National Rifle Association:
But then:
After the passage of the National Firearms Act (NFA) of 1934, the first federal gun-control law in the US, the NRA formed its Legislative Affairs Division to update members with facts and analysis of upcoming bills.[36][37] Karl Frederick, NRA president in 1934, during congressional NFA hearings testified "I have never believed in the general practice of carrying weapons. I seldom carry one. ... I do not believe in the general promiscuous toting of guns. I think it should be sharply restricted and only under licenses."[38] Four years later, the NRA backed the Federal Firearms Act of 1938.[39]

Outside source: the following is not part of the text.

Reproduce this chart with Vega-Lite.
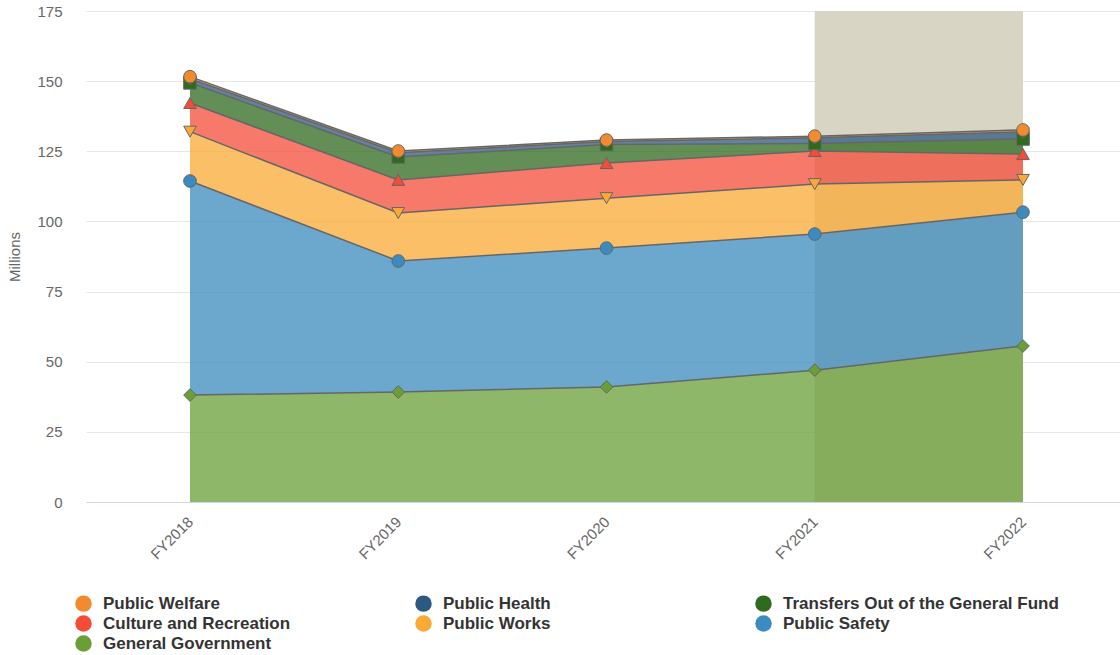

The NRA supported the NFA along with the Gun Control Act of 1968 (GCA), which together created a system to federally license gun dealers and established restrictions on particular categories and classes of firearms.[40] The organization opposed a national firearms registry, an initiative favored by then-President Lyndon Johnson.[39]
But then:
Until the 1970s, the NRA was nonpartisan.[12] Previously, the NRA mainly focused on sportsmen, hunters, and target shooters, and downplayed gun control issues. During the 1970s, it became increasingly aligned with the Republican Party.[12] After 1977, the organization expanded its membership by focusing heavily on political issues and forming coalitions with conservative politicians. Most of these are Republicans.[41]
However, passage of the GCA galvanized a growing number of NRA gun rights activists, including Harlon Carter. In 1975, it began to focus more on politics and established its lobbying arm, the Institute for Legislative Action (NRA-ILA), with Carter as director. The next year, its political action committee (PAC), the Political Victory Fund, was created in time for the 1976 elections.[42]: 158 The 1977 annual convention was a defining moment for the organization and came to be known as "The Cincinnati Revolution"[43] (or as the Cincinnati Coup,[44] the Cincinnati Revolt,[45] or the Revolt at Cincinnati[46]). Leadership planned to relocate NRA headquarters to Colorado and to build a $30 million recreational facility in New Mexico, but activists within the organization whose central concern was Second Amendment rights defeated the incumbents (i.e. Maxwell Rich) and elected Carter as executive director and Neal Knox as head of the NRA-ILA.[47][48] Insurgents including Carter and Knox had demanded new leadership in part because they blamed incumbent leaders for existing gun control legislation like the GCA and believed that no compromise should be made.[49][44]